The sound of breaking glass
Cildo Meireles, Through, 1983-89/2008
Installation art can be risky. It’s just that usually the risks are more about whether the pieece will work and whether viewers will respond as one hopes rather than whether they’ll stumble on a floor of broken glass. But having risked his own freedom by making overtly political work while living in a military dictatorship, Cildo Meireles was never likely to be put off by something like a slight – and largely theoretical – risk of an audience member sustaining a minor injury. Unlike the harmless threat of the long shadows and caged-in feeling of being in a Mona Hatoum installation, Meireles’s Through does involve a level danger, albeit a low one.
Casting a long shadow
Mona Hatoum, Current Disturbance, 1996
The whimsy of Noble and Webster’s use of shadows is witty enough but ultimately – for me at least – the work is unsatisfyingly slight. I enjoy it well enough at the time but the work never really gets under my skin. But shadow is a powerful force and it’s one that Mona Hatoum uses to really good effect.
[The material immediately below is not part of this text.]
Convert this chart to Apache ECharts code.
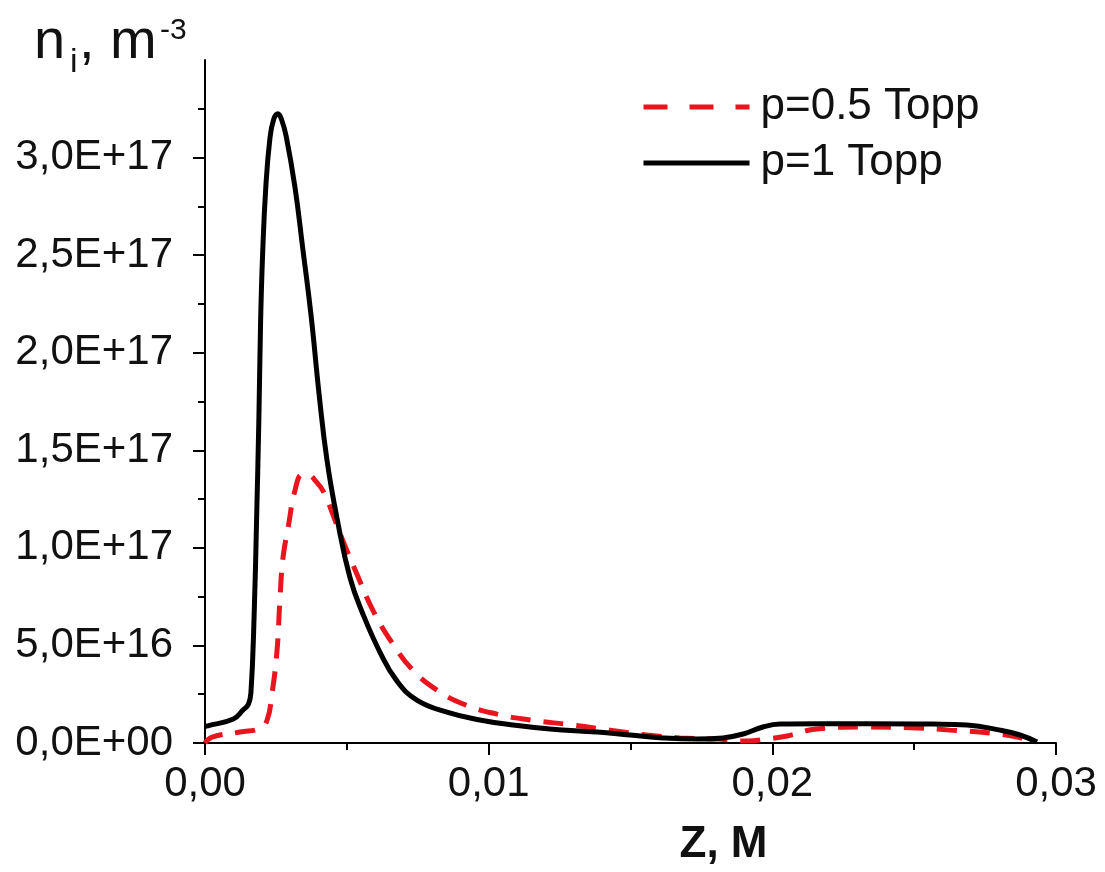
<!DOCTYPE html>
<html>
<head>
<meta charset="utf-8">
<script src="https://cdn.jsdelivr.net/npm/echarts@6/dist/echarts.min.js"></script>
<style>
html,body{margin:0;padding:0;background:#fff;}
#c{width:1105px;height:872px;}
</style>
</head>
<body>
<div id="c"></div>
<script>
// ---- data (z in metres, n in units of 1E+17 m^-3) ----
var UNIT = 1e17;
var xTicks = [0, 0.01, 0.02, 0.03];
var yTicks = [0, 0.5, 1.0, 1.5, 2.0, 2.5, 3.0];
var seriesNames = ['p=0.5 Topp', 'p=1 Topp'];

var zP05 = [0, 0.00025, 0.00123, 0.00194, 0.00219, 0.00236, 0.00254, 0.00264, 0.00275, 0.00293, 0.00317, 0.00342, 0.0036, 0.00395, 0.00423, 0.00451, 0.00486, 0.00536, 0.00592, 0.00663, 0.00733, 0.00818, 0.0091, 0.01029, 0.01146, 0.01297, 0.01428, 0.01558, 0.01675, 0.01805, 0.01911, 0.01981, 0.02052, 0.02157, 0.02309, 0.0251, 0.02626, 0.02767, 0.02863, 0.02919];
var nP05 = [0.0, 0.03, 0.056, 0.075, 0.118, 0.25, 0.475, 0.731, 0.95, 1.104, 1.293, 1.375, 1.375, 1.334, 1.273, 1.17, 1.037, 0.864, 0.68, 0.506, 0.373, 0.271, 0.2, 0.148, 0.118, 0.092, 0.066, 0.041, 0.026, 0.02, 0.01, 0.02, 0.036, 0.072, 0.082, 0.077, 0.066, 0.051, 0.031, 0.005];

var zP1 = [0, 0.0001, 0.001, 0.00134, 0.00153, 0.00162, 0.00173, 0.00182, 0.00190, 0.00196, 0.00203, 0.00214, 0.00229, 0.00243, 0.00257, 0.00271, 0.00286, 0.00317, 0.00345, 0.00374, 0.00402, 0.00430, 0.00465, 0.00511, 0.00557, 0.00617, 0.00677, 0.00747, 0.00853, 0.00969, 0.01086, 0.01216, 0.01382, 0.01498, 0.01615, 0.01734, 0.01826, 0.01897, 0.01967, 0.02027, 0.02168, 0.02334, 0.02566, 0.02686, 0.02803, 0.02873, 0.02933];
var nP1 = [0.085, 0.088, 0.123, 0.169, 0.199, 0.26, 0.644, 1.155, 1.666, 2.16, 2.50, 2.84, 3.10, 3.20, 3.225, 3.19, 3.11, 2.85, 2.53, 2.19, 1.79, 1.45, 1.155, 0.848, 0.66, 0.465, 0.317, 0.22, 0.158, 0.118, 0.092, 0.072, 0.056, 0.041, 0.026, 0.02, 0.026, 0.046, 0.082, 0.097, 0.099, 0.099, 0.097, 0.092, 0.066, 0.041, 0.005];

function pairs(zs, ns) {
  var out = [];
  for (var i = 0; i < zs.length; i++) out.push([zs[i], ns[i] * UNIT]);
  return out;
}
function fmtY(v) {
  if (v === 0) return '0,0E+00';
  var e = Math.floor(Math.log10(v) + 1e-9);
  var m = v / Math.pow(10, e);
  var es = (e < 10 ? '0' : '') + e;
  return m.toFixed(1).replace('.', ',') + 'E+' + es;
}
function fmtX(v) { return v.toFixed(2).replace('.', ','); }

var FONT = 'Liberation Sans, Arial, Helvetica, sans-serif';
var chart = echarts.init(document.getElementById('c'), null, {renderer: 'canvas'});
var axisLine = {show: true, lineStyle: {color: '#000', width: 2}};
chart.setOption({
  animation: false,
  backgroundColor: '#fff',
  grid: {left: 205, right: 49, top: 60, bottom: 126, containLabel: false},
  legend: {
    orient: 'vertical', left: 636, top: 80, itemWidth: 106, itemHeight: 20, itemGap: 12,
    textStyle: {fontFamily: FONT, fontSize: 44, color: '#111', padding: [0, 0, 0, 6]},
    itemStyle: {opacity: 0},
    data: [
      {name: seriesNames[0], lineStyle: {type: [24, 22], width: 5}, itemStyle: {opacity: 0}},
      {name: seriesNames[1], lineStyle: {width: 5}, itemStyle: {opacity: 0}}
    ]
  },
  xAxis: {
    type: 'value', min: 0, max: 0.03, interval: 0.01,
    axisLine: axisLine,
    axisTick: {show: true, length: 12, lineStyle: {color: '#000', width: 2}},
    minorTick: {show: true, splitNumber: 2, length: 7, lineStyle: {color: '#000', width: 2}},
    splitLine: {show: false},
    axisLabel: {formatter: fmtX, fontFamily: FONT, fontSize: 42, color: '#111', margin: 20},
    name: 'Z, M', nameLocation: 'middle', nameGap: 80,
    nameTextStyle: {fontFamily: FONT, fontSize: 44, fontWeight: 'bold', color: '#111', padding: [0, 0, 0, 186]}
  },
  yAxis: {
    type: 'value', min: 0, max: 3.5 * UNIT, interval: 0.5 * UNIT,
    axisLine: axisLine,
    axisTick: {show: true, length: 12, lineStyle: {color: '#000', width: 2},
      customValues: yTicks.map(function (v) { return v * UNIT; })},
    minorTick: {show: true, splitNumber: 2, length: 7, lineStyle: {color: '#000', width: 2}},
    splitLine: {show: false},
    axisLabel: {formatter: fmtY, fontFamily: FONT, fontSize: 42, color: '#111', margin: 32,
      customValues: yTicks.map(function (v) { return v * UNIT; })}
  },
  graphic: [
    {type: 'text', x: 34, y: 43, style: {text: 'n', font: '56px ' + FONT, fill: '#111', verticalAlign: 'middle'}},
    {type: 'text', x: 70, y: 63, style: {text: 'i', font: '34px ' + FONT, fill: '#111', verticalAlign: 'middle'}},
    {type: 'text', x: 79, y: 43, style: {text: ', m', font: '56px ' + FONT, fill: '#111', verticalAlign: 'middle'}},
    {type: 'text', x: 160, y: 31, style: {text: '-3', font: '30px ' + FONT, fill: '#111', verticalAlign: 'middle'}}
  ],
  series: [
    {name: seriesNames[0], type: 'line', data: pairs(zP05, nP05), showSymbol: false, symbol: 'none',
      smooth: 0.45, lineStyle: {color: '#e8141e', width: 5, type: [20, 13]}, itemStyle: {color: '#e8141e'}, z: 2},
    {name: seriesNames[1], type: 'line', data: pairs(zP1, nP1), showSymbol: false, symbol: 'none',
      smooth: 0.45, lineStyle: {color: '#000', width: 5}, itemStyle: {color: '#000'}, z: 3}
  ]
});
</script>
</body>
</html>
In installations like Current Disturbance – which I saw at the Whitchapel Gallery in 2010 – Hatoum uses shadow as a meaning force. The bare lightbulbs fade in and out and the crackle of an electric current gives a sinister edge to the changing light levels. The gridded structure – reminiscent of the cages occupied by battery hens perhaps – feels prison-like. The installation has an architectural feel, but if this is a city space it is a densely-populated and uncomfortable one.
Rubbish self-portraiture
Tim Noble and Sue Webster, Dirty White Trash (With Gulls), 1998 ( months’ worth of artists’ trash, 2 taxidermy seagulls, light projector)
Tim Noble and Sue Webster make rubbish self-portraits. That’s not to say they made self-portraits that are rubbish (though of course that’s a matter of opinion). No. It’s that they make self-portraits from rubbish. If we are what we eat – as the old cliché susggests – then surely we’re also defined in some way what we throw away.
The materials for Dirty White Trash (With Gulls) six months’ worth of artists’ trash. Noble and Webster have assembled the trash into a pile that casts a shadow of the couple sitting back to back, smoking and drinking as seagulls seem to pick at the pile of rubbish that forms the image.